TASK OBJECTIVE
Leave out the pictures, then output the lines of the records below from the first through the one containing "import numpy as np".
++++ RECORD EXTRACTS ++++
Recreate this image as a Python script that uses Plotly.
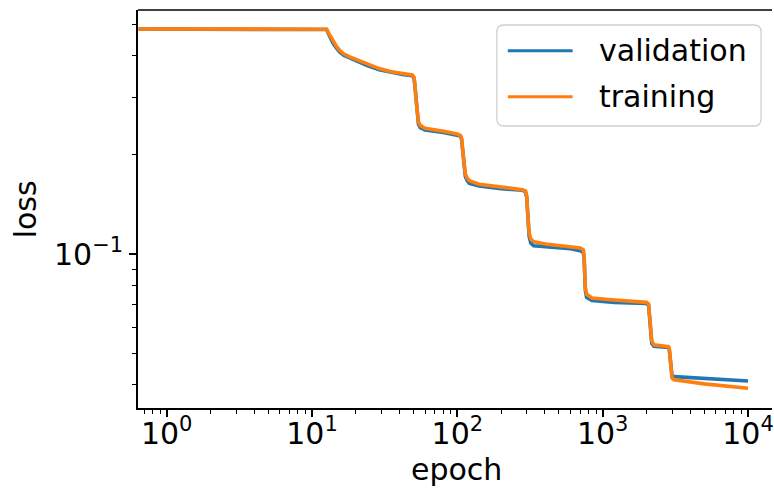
import plotly.graph_objects as go
import numpy as np

# ---- data ----
epochs = [0.64, 12.0, 12.6, 13.0, 13.5, 14.0, 14.7, 15.5, 16.5, 18.0, 20.0, 24.0, 29.0, 35.0, 42.0,
          49.0, 50.3, 51.0, 52.0, 53.0, 54.0, 55.5, 60.0, 80.0,
          100.0, 105.0, 107.0, 109.0, 111.0, 113.5, 117.0, 121.0, 141.0, 200.0,
          280.0, 294.0, 300.0, 306.0, 312.0, 320.0, 335.0, 404.0, 600.0,
          700.0, 735.0, 745.0, 752.0, 760.0, 775.0, 843.0, 1200.0,
          2000.0, 2070.0, 2100.0, 2130.0, 2175.0, 2250.0, 2832.0,
          2870.0, 2900.0, 2950.0, 3000.0, 3100.0, 5000.0, 10000.0]
val_loss = [0.483, 0.483, 0.481, 0.466, 0.450, 0.436, 0.423, 0.411, 0.402, 0.395, 0.388, 0.374, 0.363, 0.356, 0.351,
            0.348, 0.342, 0.326, 0.290, 0.260, 0.248, 0.242, 0.238, 0.234,
            0.2305, 0.2285, 0.223, 0.203, 0.184, 0.172, 0.167, 0.164, 0.161, 0.158,
            0.1562, 0.1548, 0.149, 0.128, 0.113, 0.108, 0.106, 0.1053, 0.1038,
            0.1024, 0.1012, 0.0975, 0.0865, 0.0775, 0.0738, 0.0722, 0.0713,
            0.0707, 0.0698, 0.0652, 0.0572, 0.0535, 0.0524, 0.0520,
            0.0514, 0.0485, 0.0445, 0.0426, 0.0424, 0.0418, 0.0411]
train_loss = [0.483, 0.483, 0.482, 0.470, 0.455, 0.441, 0.428, 0.416, 0.406, 0.398, 0.391, 0.377, 0.366, 0.358, 0.353,
              0.350, 0.345, 0.330, 0.295, 0.265, 0.252, 0.246, 0.241, 0.236,
              0.2315, 0.229, 0.224, 0.205, 0.187, 0.175, 0.170, 0.167, 0.163, 0.160,
              0.1568, 0.1555, 0.150, 0.130, 0.116, 0.111, 0.109, 0.1073, 0.1055,
              0.1043, 0.1030, 0.099, 0.088, 0.079, 0.0755, 0.0735, 0.0725,
              0.0713, 0.0705, 0.066, 0.058, 0.0545, 0.0530, 0.0523,
              0.0518, 0.0490, 0.0448, 0.0420, 0.0415, 0.0403, 0.0391]
x_tickvals = [1, 10, 100, 1000, 10000]
x_ticktext = ["10<sup>0</sup>", "10<sup>1</sup>", "10<sup>2</sup>", "10<sup>3</sup>", "10<sup>4</sup>"]
y_tickvals = [0.1]
y_ticktext = ["10<sup>\u22121</sup>"]
series_names = ["validation", "training"]
colors = ["#1f77b4", "#ff7f0e"]

# ---- layout geometry (pixels) ----
W, H = 774, 492
L, R, T, B = 138, 774, 10, 408
FONT = "DejaVu Sans"
FS = 30


def px(x):
    return (x - L) / (R - L)


def py(y):
    return (B - y) / (B - T)


x_minor = [m * 10 ** d for d in range(-1, 5) for m in range(2, 10)]
y_minor = [m * 10 ** d for d in (-2, -1) for m in range(2, 10)]

fig = go.Figure()
for name, ys, c in zip(series_names, [val_loss, train_loss], colors):
    fig.add_trace(go.Scatter(x=epochs, y=ys, mode="lines", name=name,
                             line=dict(color=c, width=3.6), showlegend=False))

axis_common = dict(showline=True, linecolor="black", linewidth=1.6,
                   ticks="outside", ticklen=7, tickwidth=1.6, tickcolor="black",
                   showgrid=False, zeroline=False, ticklabeloverflow="allow",
                   tickfont=dict(family=FONT, size=FS, color="black"))

fig.update_layout(
    width=W, height=H,
    margin=dict(l=L, r=W - R, t=T, b=H - B),
    paper_bgcolor="white", plot_bgcolor="white",
    xaxis=dict(type="log", range=[np.log10(0.635), 4.165],
               tickmode="array", tickvals=x_tickvals, ticktext=x_ticktext,
               ticklabelstandoff=-9,
               minor=dict(tickmode="array", tickvals=x_minor, ticks="outside",
                          ticklen=4, tickwidth=1.2, tickcolor="black"),
               **axis_common),
    yaxis=dict(type="log", range=[-1.468, -0.2584],
               tickmode="array", tickvals=y_tickvals, ticktext=y_ticktext,
               minor=dict(tickmode="array", tickvals=y_minor, ticks="outside",
                          ticklen=4, tickwidth=1.2, tickcolor="black"),
               **axis_common),
)

# top spine
fig.add_shape(type="line", xref="paper", yref="paper", x0=0, x1=1, y0=1, y1=1,
              line=dict(color="black", width=1.6))

# axis titles
fig.add_annotation(text="epoch", xref="paper", yref="paper", x=px(458), y=py(470),
                   showarrow=False, xanchor="center", yanchor="middle",
                   font=dict(family=FONT, size=FS, color="black"))
fig.add_annotation(text="loss", xref="paper", yref="paper", x=px(25), y=py(209),
                   showarrow=False, xanchor="center", yanchor="middle", textangle=-90,
                   font=dict(family=FONT, size=FS, color="black"))

# legend (matplotlib style)
bx0, bx1, by0, by1, r = 498, 763, 25, 126, 7
path = (f"M {px(bx0 + r)},{py(by0)} L {px(bx1 - r)},{py(by0)} "
        f"Q {px(bx1)},{py(by0)} {px(bx1)},{py(by0 + r)} "
        f"L {px(bx1)},{py(by1 - r)} Q {px(bx1)},{py(by1)} {px(bx1 - r)},{py(by1)} "
        f"L {px(bx0 + r)},{py(by1)} Q {px(bx0)},{py(by1)} {px(bx0)},{py(by1 - r)} "
        f"L {px(bx0)},{py(by0 + r)} Q {px(bx0)},{py(by0)} {px(bx0 + r)},{py(by0)} Z")
fig.add_shape(type="path", xref="paper", yref="paper", path=path,
              fillcolor="rgba(255,255,255,0.8)", line=dict(color="#d0d0d0", width=1.3))
for i, (name, c) in enumerate(zip(series_names, colors)):
    yc = 50.7 + i * 46
    fig.add_shape(type="line", xref="paper", yref="paper",
                  x0=px(509), x1=px(574), y0=py(yc), y1=py(yc),
                  line=dict(color=c, width=3))
    fig.add_annotation(text=name, xref="paper", yref="paper", x=px(598), y=py(yc),
                       showarrow=False, xanchor="left", yanchor="middle",
                       font=dict(family=FONT, size=FS, color="black"))

fig.write_html("out.html")
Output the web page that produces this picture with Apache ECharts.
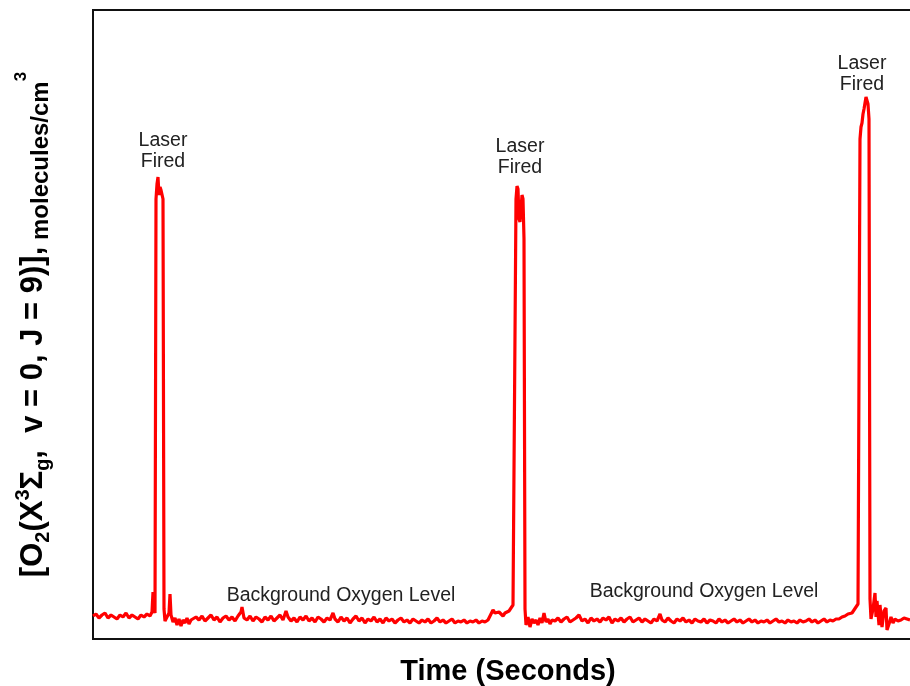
<!DOCTYPE html>
<html>
<head>
<meta charset="utf-8">
<script src="https://cdn.jsdelivr.net/npm/echarts@6/dist/echarts.min.js"></script>
<style>
html, body { margin: 0; padding: 0; background: #fff; }
#main { width: 910px; height: 686px; }
</style>
</head>
<body>
<div id="main"></div>
<script>
// [time, O2 level] pairs, arbitrary units
var background1 = [[0,23],[3,25],[6,21],[9,24],[12,26],[15,21],[18,24],[21,22],[24,20],[27,24],[30,22],[33,26],[36,21],[39,24],[42,22],[45,20],[48,24],[51,22],[54,25],[57,23],[59,27],[60,47],[61,30],[62,26]];
var pulse1 = [[63,440],[64,455],[65,462],[66,444],[67,452],[68,449],[69,447],[70,440],[71,30]];
var background2 = [[72,18],[74,22],[76,26],[77,45],[78,24],[80,17],[82,21],[84,14],[86,20],[88,13],[90,19],[92,16],[94,21],[96,15],[98,19],
    [100,17],[103,22],[106,19],[109,23],[112,18],[115,21],[118,24],[121,19],[124,22],[127,17],[130,21],[133,23],[136,19],[139,22],[142,18],[145,23],[148,27],[149,32],[151,21],[154,19],[157,23],[160,18],[163,22],[166,20],[169,17],[172,22],[175,19],[178,23],[181,18],[184,21],[187,24],[190,19],[193,28],[195,22],[198,18],[201,21],[204,17],[207,22],[210,19],[213,23],[216,18],[219,21],[222,17],[225,22],[228,20],[231,17],[234,21],[237,19],[240,26],[242,20],[245,17],[248,22],[251,18],[254,21],[257,16],[260,20],[263,23],[266,18],[269,21],[272,16],[275,20],[278,18],[281,22],[284,17],[287,20],[290,16],[293,21],[296,18],[299,20],[302,16],[305,19],[308,21],[311,17],[314,19],[317,16],[320,20],[323,18],[326,16],[329,19],[332,17],[335,20],[338,16],[341,18],[344,21],[347,17],[350,19],[353,16],[356,18],[359,20],[362,16],[365,18],[368,17],[371,19],[374,16],[377,18],[380,17],[383,19],[386,16],[389,18],[392,17],[395,19],[397,17],
    [400,29],[402,26],[404,24],[406,27],[408,25],[410,23],[412,26],[414,27],[416,28],[418,31],[420,34],[421,33]];
var pulse2 = [[423,440],[424,453],[425,450],[426,420],[427,417],[428,430],[429,444],[430,440],[431,400],[432,30]];
var background3 = [[433,14],[435,22],[437,12],[439,20],[441,16],[443,19],[445,14],[447,21],[449,16],[451,26],[453,17],[455,20],[457,15],[459,19],
    [462,18],[465,21],[468,17],[471,20],[474,22],[477,17],[480,19],[483,21],[486,24],[489,18],[492,20],[495,16],[498,21],[501,18],[504,20],[507,17],[510,21],[513,19],[516,22],[519,16],[522,20],[525,18],[528,21],[531,17],[534,20],[537,22],[540,17],[543,19],[546,21],[549,17],[552,20],[555,18],[558,16],[561,20],[564,18],[567,25],[569,19],[572,17],[575,21],[578,18],[581,16],[584,20],[587,18],[590,21],[593,17],[596,19],[599,16],[602,20],[605,18],[608,17],[611,20],[614,16],[617,19],[620,18],[623,16],[626,20],[629,17],[632,19],[635,16],[638,18],[641,20],[644,17],[647,19],[650,16],[653,18],[656,20],[659,17],[662,19],[665,16],[668,18],[671,17],[674,19],[677,16],[680,18],[683,20],[686,17],[689,18],[692,16],[695,19],[698,17],[701,18],[704,16],[707,19],[710,17],[713,18],[716,20],[719,17],[722,19],[725,16],[728,18],[731,20],[734,17],[737,19],[740,18],[743,20],
    [746,20],[749,22],[752,23],[755,25],[757,27],[759,26],[761,29],[763,31],[765,35],[766,33]];
var pulse3 = [[767,500],[768,512],[769,516],[770,525],[771,530],[772,536],[773,542],[774,540],[775,535],[776,520],[777,40]];
var background4 = [[778,20],[780,30],[782,46],[783,22],[784,38],[786,14],[787,34],[789,12],[791,28],[793,31],[794,9],[796,15],[798,22],[800,16],[802,20],[805,18],[808,19],[811,21],[814,20],[817,19]];

var trace = [].concat(background1, pulse1, background2, pulse2, background3, pulse3, background4);

// annotations: [text, time, level]
var notes = [
    ['Laser\nFired', 70, 488],
    ['Laser\nFired', 427, 482],
    ['Laser\nFired', 769, 565],
    ['Background Oxygen Level', 248, 43],
    ['Background Oxygen Level', 611, 47]
];

var FONT = '"Liberation Sans", Arial, Helvetica, sans-serif';

var myChart = echarts.init(document.getElementById('main'));
var option = {
    animation: false,
    backgroundColor: '#fff',
    grid: {
        left: 93,
        top: 10,
        width: 830,
        height: 629,
        outerBoundsMode: 'none',
        containLabel: false,
        show: true,
        borderColor: '#111',
        borderWidth: 2
    },
    xAxis: {
        type: 'value',
        min: 0,
        max: 830,
        name: 'Time (Seconds)',
        nameLocation: 'middle',
        nameGap: 18,
        nameTextStyle: { fontFamily: FONT, fontSize: 29, fontWeight: 'bold', color: '#000' },
        axisLine: { show: false },
        axisTick: { show: false },
        axisLabel: { show: false },
        splitLine: { show: false }
    },
    yAxis: {
        type: 'value',
        min: 0,
        max: 629,
        name: '{a|[O}{as|2}{a|(X}{ap|3}{a|Σ}{as|g}{a|,  v = 0, J = 9)],}{b| molecules/cm}{bp|3}',
        nameLocation: 'middle',
        nameRotate: 90,
        nameGap: 40,
        nameTextStyle: {
            fontFamily: FONT,
            color: '#000',
            rich: {
                a: { fontFamily: FONT, fontSize: 31, fontWeight: 'bold', color: '#000', lineHeight: 40 },
                as: { fontFamily: FONT, fontSize: 20, fontWeight: 'bold', color: '#000', lineHeight: 20, verticalAlign: 'bottom' },
                ap: { fontFamily: FONT, fontSize: 20, fontWeight: 'bold', color: '#000', lineHeight: 20, verticalAlign: 'top' },
                b: { fontFamily: FONT, fontSize: 24, fontWeight: 'bold', color: '#000', lineHeight: 38, verticalAlign: 'bottom' },
                bp: { fontFamily: FONT, fontSize: 17, fontWeight: 'bold', color: '#000', lineHeight: 17, verticalAlign: 'top' }
            }
        },
        axisLine: { show: false },
        axisTick: { show: false },
        axisLabel: { show: false },
        splitLine: { show: false }
    },
    series: [{
        type: 'line',
        data: trace,
        symbol: 'none',
        lineStyle: { color: '#ff0000', width: 3.2 },
        markPoint: {
            symbol: 'circle',
            symbolSize: 0,
            label: {
                show: true,
                position: 'inside',
                fontFamily: FONT,
                fontSize: 19.5,
                lineHeight: 21,
                color: '#222',
                formatter: function (p) { return p.name; }
            },
            data: notes.map(function (n) {
                return { name: n[0], coord: [n[1], n[2]] };
            })
        }
    }]
};
myChart.setOption(option);

window.addEventListener('resize', function () {
    myChart.resize();
});
</script>
</body>
</html>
++++
RESPONSE
Recreate this image as a Python script that uses Plotly.
import plotly.graph_objects as go
import numpy as np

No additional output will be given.